Folha de S. Paulo
Proponho questões para esclarecer a posição
oficial do Brasil sobre a invasão russa
Lula tem dois chanceleres: Mauro Vieira,
que comanda o Itamaraty, e Celso Amorim, assessor presidencial. O primeiro
representa a política institucional, que definiu o voto brasileiro na resolução
da ONU exigindo a retirada das forças russas de ocupação da Ucrânia. O segundo
representa a política ideológica, lulista e petista, que renegou aquele voto.
Proponho dez perguntas a eles, destinadas a esclarecer a posição oficial do Brasil sobre a invasão russa:
1) A Carta da ONU e a Constituição
brasileira consagram os princípios da soberania nacional e do respeito à
integridade territorial das nações. É nesses princípios que o Brasil apoia sua
pretensão de ajudar a mediar negociações entre Rússia e Ucrânia?

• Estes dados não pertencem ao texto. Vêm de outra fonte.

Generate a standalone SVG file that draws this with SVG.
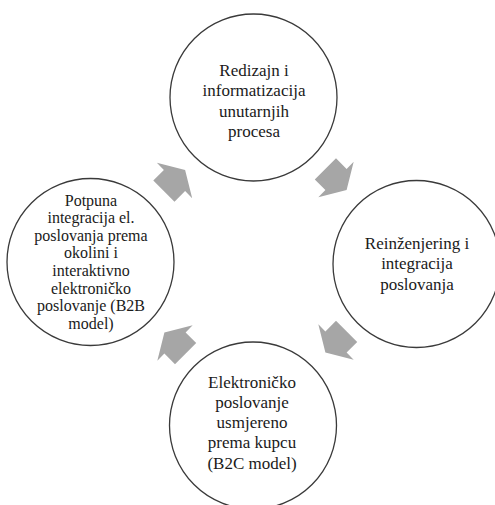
<svg xmlns="http://www.w3.org/2000/svg" width="495" height="505" viewBox="0 0 495 505">
<style>
.node circle{fill:#ffffff;stroke:#3a3a3a;stroke-width:1.3}
.node text{font-family:"Liberation Serif","Times New Roman",serif;fill:#1a1a1a;text-anchor:middle}
.t17{font-size:17px}
.t16{font-size:16px}
.arrow{fill:#a6a6a6}
</style>
<defs>
<path id="arr" d="M-15,-15 L0,-15 L0,-25 L15,0 L0,25 L0,15 L-15,15 Z"/>
</defs>
<rect width="495" height="505" fill="#ffffff"/>
<g id="connectors">
<use href="#arr" class="arrow" transform="translate(174.5,180.5) rotate(-45)"/>
<use href="#arr" class="arrow" transform="translate(336,179.5) rotate(45)"/>
<use href="#arr" class="arrow" transform="translate(336,342) rotate(135)"/>
<use href="#arr" class="arrow" transform="translate(175,343) rotate(-135)"/>
</g>
<g id="node-top" class="node">
<circle cx="253.5" cy="97.5" r="83.5"/>
<text class="t17" x="254"><tspan x="254" y="76">Redizajn i</tspan><tspan x="254" y="96.3">informatizacija</tspan><tspan x="254" y="116.7">unutarnjih</tspan><tspan x="254" y="137">procesa</tspan></text>
</g>
<g id="node-right" class="node">
<circle cx="416.5" cy="264" r="83.5"/>
<text class="t17" x="417"><tspan x="417" y="249">Reinženjering i</tspan><tspan x="417" y="269.3">integracija</tspan><tspan x="417" y="289.6">poslovanja</tspan></text>
</g>
<g id="node-bottom" class="node">
<circle cx="253" cy="425.5" r="83.5"/>
<text class="t17" x="252"><tspan x="252" y="387.7">Elektroničko</tspan><tspan x="252" y="407.9">poslovanje</tspan><tspan x="252" y="428.1">usmjereno</tspan><tspan x="252" y="448.3">prema kupcu</tspan><tspan x="252" y="468.5">(B2C model)</tspan></text>
</g>
<g id="node-left" class="node">
<circle cx="90.5" cy="262" r="83.5"/>
<text class="t16" x="91"><tspan x="91" y="205.5">Potpuna</tspan><tspan x="91" y="223.1">integracija el.</tspan><tspan x="91" y="240.7">poslovanja prema</tspan><tspan x="91" y="258.3">okolini i</tspan><tspan x="91" y="275.9">interaktivno</tspan><tspan x="91" y="293.5">elektroničko</tspan><tspan x="91" y="311.1">poslovanje (B2B</tspan><tspan x="91" y="328.7">model)</tspan></text>
</g>
</svg>
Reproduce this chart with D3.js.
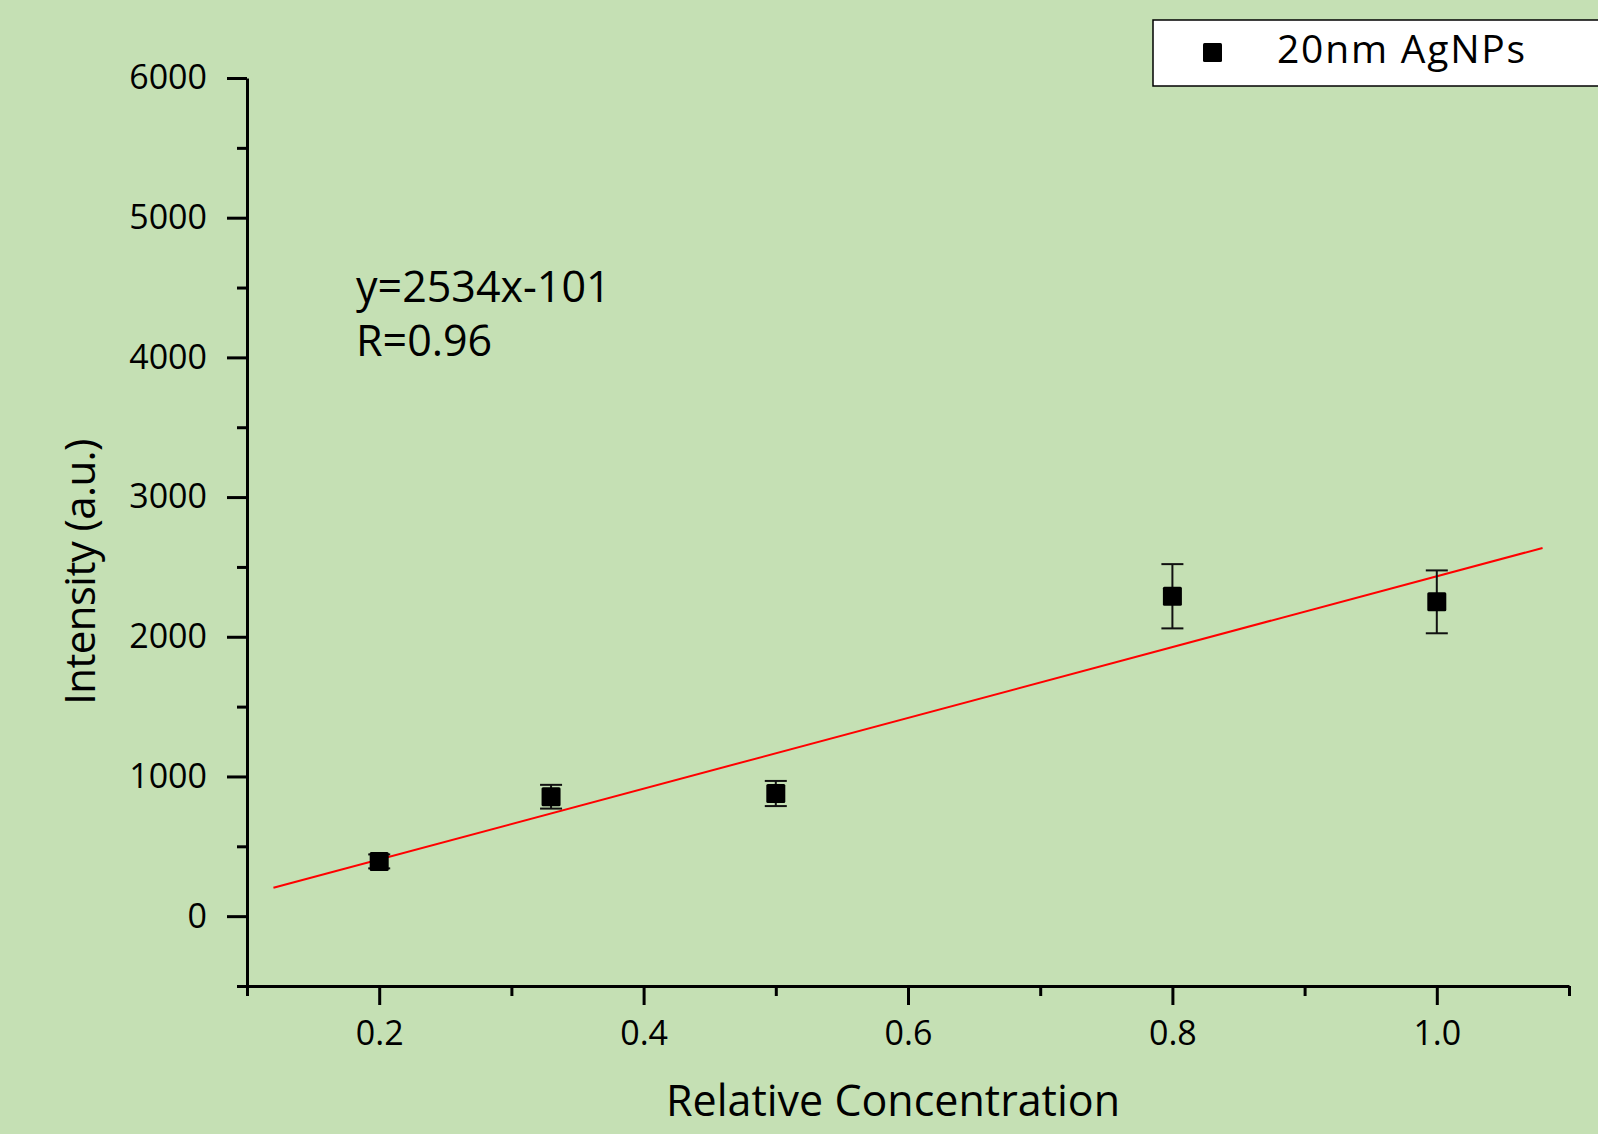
<!DOCTYPE html>
<html>
<head>
<meta charset="utf-8">
<script src="https://cdn.jsdelivr.net/npm/d3@7/dist/d3.min.js"></script>
<style>
  body { margin: 0; background: #c5e0b4; }
  svg { display: block; font-family: "Open Sans", sans-serif; }
</style>
</head>
<body>
<div class="canvas"></div>
<script>
// data
const concentration = [0.2, 0.33, 0.5, 0.8, 1.0];
const intensity = [392, 855, 878, 2290, 2250];
const errors = [50, 85, 90, 230, 225];

// linear fit shown on the chart
const fitSlope = 2534;
const fitIntercept = -101;
const fitRange = [0.12, 1.08];
const fitText = ['y=2534x-101', 'R=0.96'];

const seriesName = '20nm AgNPs';

const xMajor = [0.2, 0.4, 0.6, 0.8, 1.0];
const xMinor = [0.1, 0.3, 0.5, 0.7, 0.9, 1.1];
const yMajor = [0, 1000, 2000, 3000, 4000, 5000, 6000];
const yMinor = [-500, 500, 1500, 2500, 3500, 4500, 5500];

const dims = { w: 1598, h: 1134 };
const plot = { left: 247, right: 1569, top: 78, bottom: 986 };
const font = '"Open Sans", sans-serif';

const svg = d3.select('.canvas')
  .append('svg')
    .attr('width', dims.w)
    .attr('height', dims.h);

svg.append('rect')
  .attr('width', dims.w)
  .attr('height', dims.h)
  .attr('fill', '#c5e0b4');

// scales
const x = d3.scaleLinear().domain([0.1, 1.1]).range([plot.left, plot.right]);
const y = d3.scaleLinear().domain([-500, 6000]).range([plot.bottom, plot.top]);

// axes: major ticks with labels, minor ticks without
const styleAxis = g => {
  g.attr('font-family', font).attr('font-size', 34);
  g.selectAll('g').attr('font-family', font).attr('font-size', 34);
  g.select('.domain').attr('stroke-width', 3).attr('stroke', '#000');
  g.selectAll('.tick line').attr('stroke-width', 3).attr('stroke', '#000');
  g.selectAll('.tick text').attr('fill', '#000');
};

const xAxisG = svg.append('g').attr('transform', `translate(0,${plot.bottom})`);
xAxisG.call(d3.axisBottom(x).tickValues(xMinor).tickSize(10).tickSizeOuter(0).tickFormat(''));
xAxisG.append('g').call(d3.axisBottom(x).tickValues(xMajor).tickSize(19).tickSizeOuter(0)
  .tickPadding(16).tickFormat(d3.format('.1f')))
  .call(g => g.select('.domain').remove());
styleAxis(xAxisG);

const yAxisG = svg.append('g').attr('transform', `translate(${plot.left},0)`);
yAxisG.call(d3.axisLeft(y).tickValues(yMinor).tickSize(10).tickSizeOuter(0).tickFormat(''));
yAxisG.append('g').call(d3.axisLeft(y).tickValues(yMajor).tickSize(20).tickSizeOuter(0)
  .tickPadding(20).tickFormat(d3.format('d')))
  .call(g => g.select('.domain').remove());
styleAxis(yAxisG);

// axis titles
svg.append('text')
  .attr('x', 893)
  .attr('y', 1116)
  .attr('text-anchor', 'middle')
  .attr('font-size', 43)
  .text('Relative Concentration');

svg.append('text')
  .attr('transform', `translate(95,${572}) rotate(-90)`)
  .attr('text-anchor', 'middle')
  .attr('font-size', 42)
  .attr('letter-spacing', -0.6)
  .text('Intensity (a.u.)');

// fit line
const line = d3.line()
  .x(d => x(d))
  .y(d => y(fitSlope * d + fitIntercept));

svg.append('path')
  .datum(fitRange)
  .attr('d', line)
  .attr('fill', 'none')
  .attr('stroke', '#ff0000')
  .attr('stroke-width', 2);

// points with error bars
const points = concentration.map((c, i) => ({ c, v: intensity[i], e: errors[i] }));

const pts = svg.append('g').selectAll('g')
  .data(points)
  .enter()
  .append('g');

pts.append('line')
  .attr('x1', d => x(d.c)).attr('x2', d => x(d.c))
  .attr('y1', d => y(d.v - d.e)).attr('y2', d => y(d.v + d.e))
  .attr('stroke', '#111').attr('stroke-width', 2);

[-1, 1].forEach(s => {
  pts.append('line')
    .attr('x1', d => x(d.c) - 11).attr('x2', d => x(d.c) + 11)
    .attr('y1', d => y(d.v + s * d.e)).attr('y2', d => y(d.v + s * d.e))
    .attr('stroke', '#111').attr('stroke-width', 2);
});

pts.append('rect')
  .attr('x', d => x(d.c) - 9.5)
  .attr('y', d => y(d.v) - 9.5)
  .attr('width', 19)
  .attr('height', 19)
  .attr('rx', 1.5)
  .attr('fill', '#000');

// fit annotation
svg.append('g').selectAll('text')
  .data(fitText)
  .enter()
  .append('text')
    .attr('x', 356)
    .attr('y', (d, i) => 302 + i * 54)
    .attr('font-size', 43)
    .text(d => d);

// legend
const legend = svg.append('g');
legend.append('rect')
  .attr('x', 1153).attr('y', 20)
  .attr('width', 460).attr('height', 66)
  .attr('fill', '#fff')
  .attr('stroke', '#000')
  .attr('stroke-width', 1.5);
legend.append('rect')
  .attr('x', 1203).attr('y', 43)
  .attr('width', 19).attr('height', 19)
  .attr('rx', 1.5)
  .attr('fill', '#000');
legend.append('text')
  .attr('x', 1277).attr('y', 63)
  .attr('font-size', 39)
  .attr('letter-spacing', 1.8)
  .text(seriesName);
</script>
</body>
</html>
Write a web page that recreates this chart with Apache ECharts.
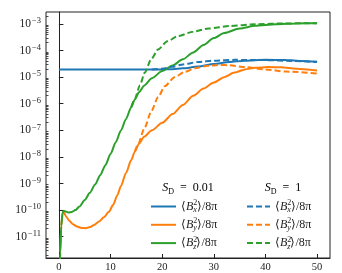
<!DOCTYPE html>
<html><head><meta charset="utf-8">
<script src="https://cdn.jsdelivr.net/npm/echarts@6/dist/echarts.min.js"></script>
<style>html,body{margin:0;padding:0;background:#fff}#c{width:342px;height:273px}</style>
</head><body><div id="c"></div><script>
// x ticks and y decade ticks
var xTicks = [0, 10, 20, 30, 40, 50];
var yMajor = [1e-11, 1e-10, 1e-9, 1e-8, 1e-7, 1e-6, 1e-5, 1e-4, 1e-3];
var yMinorMult = [2, 3, 4, 5, 6, 7, 8, 9];

// S_D = 0.01 (solid)
var tBxSolid = [0, 5, 10, 15, 20, 22, 24, 27, 30, 33, 36, 40, 44, 47, 50];
var bxSolid = [1.95e-5, 1.95e-5, 1.95e-5, 1.95e-5, 1.95e-5, 2.0e-5, 2.14e-5, 2.51e-5, 3.09e-5, 3.72e-5, 4.17e-5, 4.47e-5, 4.37e-5, 4.07e-5, 3.80e-5];

var tBySolid = [0, 0.25, 0.45, 0.7, 0.9, 1.4, 2, 2.7, 3.5, 4.4, 5.2, 6, 6.8, 7.8, 8.7, 9.7, 10.5, 11.3, 12, 13, 14, 14.7, 15.5, 16.5, 18, 20, 22, 24, 26, 28, 30, 32, 34, 36, 38, 40.5, 43, 46, 50];
var bySolid = [1e-14, 2.51e-12, 2.51e-11, 7.59e-11, 8.71e-11, 5.75e-11, 3.98e-11, 2.95e-11, 2.40e-11, 2.14e-11, 2.09e-11, 2.29e-11, 2.75e-11, 3.72e-11, 5.37e-11, 8.71e-11, 1.58e-10, 3.55e-10, 7.94e-10, 2.51e-9, 7.59e-9, 1.58e-8, 3.16e-8, 5.75e-8, 1.0e-7, 1.91e-7, 4.07e-7, 8.91e-7, 2.0e-6, 3.72e-6, 6.31e-6, 1.0e-5, 1.48e-5, 1.95e-5, 2.24e-5, 2.40e-5, 2.34e-5, 2.09e-5, 1.78e-5];

var tBzSolid = [0, 0.25, 0.45, 0.7, 0.9, 1.3, 1.8, 2.5, 3.2, 4, 5, 6, 7, 8, 9, 10, 11, 12, 13, 14, 14.7, 15.5, 16.5, 18, 20, 22, 24, 26, 28, 30, 32, 35, 38, 42, 46, 50];
var bzSolid = [1e-14, 2.51e-12, 2.51e-11, 7.59e-11, 9.55e-11, 8.91e-11, 8.13e-11, 8.51e-11, 1.0e-10, 1.38e-10, 2.40e-10, 4.47e-10, 9.12e-10, 2.04e-9, 4.90e-9, 1.29e-8, 3.55e-8, 9.77e-8, 2.69e-7, 7.41e-7, 1.45e-6, 2.69e-6, 4.79e-6, 9.12e-6, 1.70e-5, 2.75e-5, 4.68e-5, 8.51e-5, 1.62e-4, 2.95e-4, 4.57e-4, 6.76e-4, 8.51e-4, 9.77e-4, 1.05e-3, 1.07e-3];

// S_D = 1 (dashed), identical to solid before branching
var tBxDash = [18, 20, 22, 24, 27, 30, 34, 40, 45, 50];
var bxDash = [1.95e-5, 2.09e-5, 2.45e-5, 3.02e-5, 3.72e-5, 4.17e-5, 4.47e-5, 4.37e-5, 4.07e-5, 3.72e-5];

var tByDash = [14.7, 15.3, 16.6, 17.9, 19.2, 20.5, 22.4, 24.4, 26.3, 28.5, 31, 33, 36, 40, 44, 50];
var byDash = [1.58e-8, 2.82e-8, 1.26e-7, 5.25e-7, 1.74e-6, 4.57e-6, 1.0e-5, 1.58e-5, 2.14e-5, 2.63e-5, 2.88e-5, 2.82e-5, 2.40e-5, 1.95e-5, 1.62e-5, 1.38e-5];

var tBzDash = [14.0, 14.7, 15.7, 16.6, 17.9, 19.2, 21, 23, 26, 29, 33, 38, 44, 50];
var bzDash = [7.41e-7, 1.51e-6, 5.01e-6, 1.45e-5, 4.79e-5, 1.10e-4, 2.24e-4, 3.47e-4, 5.13e-4, 6.76e-4, 8.32e-4, 9.77e-4, 1.05e-3, 1.07e-3];

var C = { x: '#1f77b4', y: '#ff7f0e', z: '#2ca02c' };
var F = 'Liberation Serif';
var TXT = '#222';

function pairs(t, v) { return t.map(function (a, i) { return [a, v[i]]; }); }

var yMinor = [];
yMajor.concat([1e-12]).forEach(function (d) {
  yMinorMult.forEach(function (m) { yMinor.push(m * d); });
});

var chart = echarts.init(document.getElementById('c'), null, { renderer: 'canvas' });

function mk(name, t, v, color, dashed) {
  return {
    name: name, type: 'line', data: pairs(t, v), symbol: 'none', smooth: 0.25, smoothMonotone: 'x',
    lineStyle: { color: color, width: 2, type: dashed ? [6, 3] : 'solid' },
    itemStyle: { color: color }, silent: true, animation: false, z: dashed ? 3 : 2
  };
}

var legendRich = {
  t: { fontFamily: F, fontSize: 12, lineHeight: 15, color: TXT },
  i: { fontFamily: F, fontSize: 12, fontStyle: 'italic', lineHeight: 15, color: TXT },
  sup: { fontFamily: F, fontSize: 8, lineHeight: 8, verticalAlign: 'top', width: 0.01, color: TXT },
  sub: { fontFamily: F, fontSize: 8, fontStyle: 'italic', lineHeight: 8, verticalAlign: 'bottom', color: TXT }
};
function legendFmt(name) {
  var c = name.charAt(1);
  return '{t|\u27E8}{i|B}{sup|2}{sub|' + c + '}{t|\u27E9/8\u03C0}';
}
var legendCommon = {
  orient: 'vertical', top: 199, padding: 0, itemHeight: 10, itemGap: 3.3, selectedMode: false,
  formatter: legendFmt, textStyle: { rich: legendRich },
  itemStyle: { color: 'rgba(0,0,0,0)', borderColor: 'rgba(0,0,0,0)', borderWidth: 0 }
};

var titleRich = {
  i: { fontFamily: F, fontSize: 12, fontStyle: 'italic', lineHeight: 15, color: TXT },
  s: { fontFamily: F, fontSize: 8, lineHeight: 8, verticalAlign: 'bottom', color: TXT },
  n: { fontFamily: F, fontSize: 12, lineHeight: 15, color: TXT }
};

var option = {
  animation: false,
  backgroundColor: '#fff',
  grid: { left: 46, top: 12, right: 12, bottom: 14, show: true, borderColor: '#222', borderWidth: 1, backgroundColor: 'transparent' },
  xAxis: {
    type: 'value', min: -2.5, max: 52.5,
    axisLine: { show: true, onZero: false, lineStyle: { color: '#222', width: 1 } },
    axisTick: { show: true, inside: true, length: 4, customValues: xTicks, lineStyle: { color: '#222', width: 1 } },
    axisLabel: { customValues: xTicks, margin: 4, fontFamily: F, fontSize: 10.5, color: TXT },
    splitLine: { show: false }
  },
  yAxis: [{
    type: 'log', logBase: 10, min: 1.58e-12, max: 2.82e-3,
    axisLine: { show: true, lineStyle: { color: '#222', width: 1 } },
    axisTick: { show: true, inside: true, length: 4.5, customValues: yMajor, lineStyle: { color: '#222', width: 1 } },
    axisLabel: {
      customValues: yMajor, margin: 5,
      formatter: function (v) {
        var e = Math.round(Math.log10(v));
        return '{b|10}{s|' + (e < 0 ? '\u2212' : '') + Math.abs(e) + '}';
      },
      rich: {
        b: { fontFamily: F, fontSize: 11.5, lineHeight: 15, color: TXT, verticalAlign: 'middle' },
        s: { fontFamily: F, fontSize: 8.5, lineHeight: 9, color: TXT, verticalAlign: 'top', padding: [0, 0, 0, 1] }
      }
    },
    splitLine: { show: false }
  }, {
    type: 'log', logBase: 10, min: 1.58e-12, max: 2.82e-3, position: 'left',
    axisLine: { show: false },
    axisTick: { show: true, inside: true, length: 2.5, customValues: yMinor, lineStyle: { color: '#222', width: 0.8 } },
    axisLabel: { show: false },
    splitLine: { show: false }
  }],
  legend: [
    Object.assign({ data: ['bx1', 'by1', 'bz1'], left: 150, itemWidth: 25 }, legendCommon),
    Object.assign({ data: ['bxD', 'byD', 'bzD'], left: 246, itemWidth: 23 }, legendCommon)
  ],
  graphic: [{
    type: 'text', x: 188, y: 188,
    style: { text: '{i|S}{s|D}{n|\u2002=\u20020.01}', textAlign: 'center', textVerticalAlign: 'middle', rich: titleRich }
  }, {
    type: 'text', x: 283, y: 188,
    style: { text: '{i|S}{s|D}{n|\u2002=\u20021}', textAlign: 'center', textVerticalAlign: 'middle', rich: titleRich }
  }],
  series: [
    mk('bx1', tBxSolid, bxSolid, C.x, false),
    mk('by1', tBySolid, bySolid, C.y, false),
    mk('bz1', tBzSolid, bzSolid, C.z, false),
    mk('bxD', tBxDash, bxDash, C.x, true),
    mk('byD', tByDash, byDash, C.y, true),
    mk('bzD', tBzDash, bzDash, C.z, true)
  ]
};
chart.setOption(option);
</script></body></html>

2) O encontro de Amorim com Putin, em
Moscou, seguido pelas declarações de Lula na visita à China e pela recepção de
Serguei Lavrov em Brasília, paralelamente à ausência de visitas à Ucrânia,
indicam que o Brasil escolheu o lado russo. Ou existe explicação diferente para
o desequilíbrio diplomático?
3) O Tribunal Penal Internacional (TPI), do
qual o Brasil participa, emitiu ordem de prisão contra Vladimir Putin, pelo
crime de deportação forçada de crianças ucranianas para a Rússia. O Itamaraty
não se pronunciou sobre o tema e Amorim visitou Putin pouco depois do gesto do
TPI. O governo brasileiro decidiu ignorar o TPI?
4) Lavrov declarou, em Brasília, que Rússia
e Brasil compartilham "posição similar" sobre a "gênese" da
guerra na Ucrânia. Lula afirmou, repetidamente, que a raiz da invasão russa é o
alargamento da Otan –e, ainda, que os EUA e seus aliados europeus estimulam a
continuidade da guerra. Deve-se concluir disso que, de fato, o governo
brasileiro concorda com a declaração do chanceler russo?
5) Segundo Lula, a responsabilidade pela
guerra cabe, igualmente, a Putin e Zelenski. O governo brasileiro não distingue
o país agressor do país agredido, o invasor do invadido?
6) A Casa Branca classificou as afirmações
de Lula como um alinhamento com a propaganda de guerra russa. Vieira reagiu,
negando a interpretação do governo dos EUA –mas não negou a veracidade da
declaração de Lavrov sobre a similaridade entre as visões russa e brasileira.
Quem cala consente?
7) Tradicionalmente, Amorim abusa do
conceito de soberania, usando-o para evitar qualquer crítica a ditadores amigos
que violam os direitos humanos. Contudo, nega solidariedade à nação cuja
soberania é destruída por uma guerra de agressão destinada a promover anexações
territoriais. Na política externa do governo, soberania é um princípio com
validade geral ou mero álibi utilizado para justificar alinhamentos
ideológicos?
8) A Crimeia é território ucraniano
internacionalmente reconhecido. A própria Rússia reconheceu as fronteiras
ucranianas em tratado firmado em 1994 –pelo qual, aliás, a Ucrânia entregou
suas armas nucleares à Rússia. Com que direito Lula sugere a cessão da Crimeia
à Rússia como condição para futuras e hipotéticas negociações de paz?
9) A Carta da ONU suporta o princípio da
"autodefesa coletiva", isto é, o direito de fornecer ajuda bélica a
nações que resistem a uma invasão não provocada. Sem auxílio militar ocidental,
a Ucrânia já não existiria como Estado independente. A "paz" pela
rendição –é isso que deseja o governo ao criticar tal auxílio?
10) No seu pronunciamento sobre o diálogo
com Lavrov, Vieira mencionou as "preocupações securitárias" russas e
ucranianas mas não se referiu às anexações territoriais russas ou à soberania
ucraniana. Lula pretende realmente ser aceito pela Ucrânia como mediador de
negociações de paz ou simplesmente invoca a palavra paz para legitimar as
narrativas imperiais russas?
O jornalismo adulatório faz, no máximo, as
indagações fáceis. Haverá, ainda, jornalistas dispostos a confrontar os dois
chanceleres com as perguntas difíceis?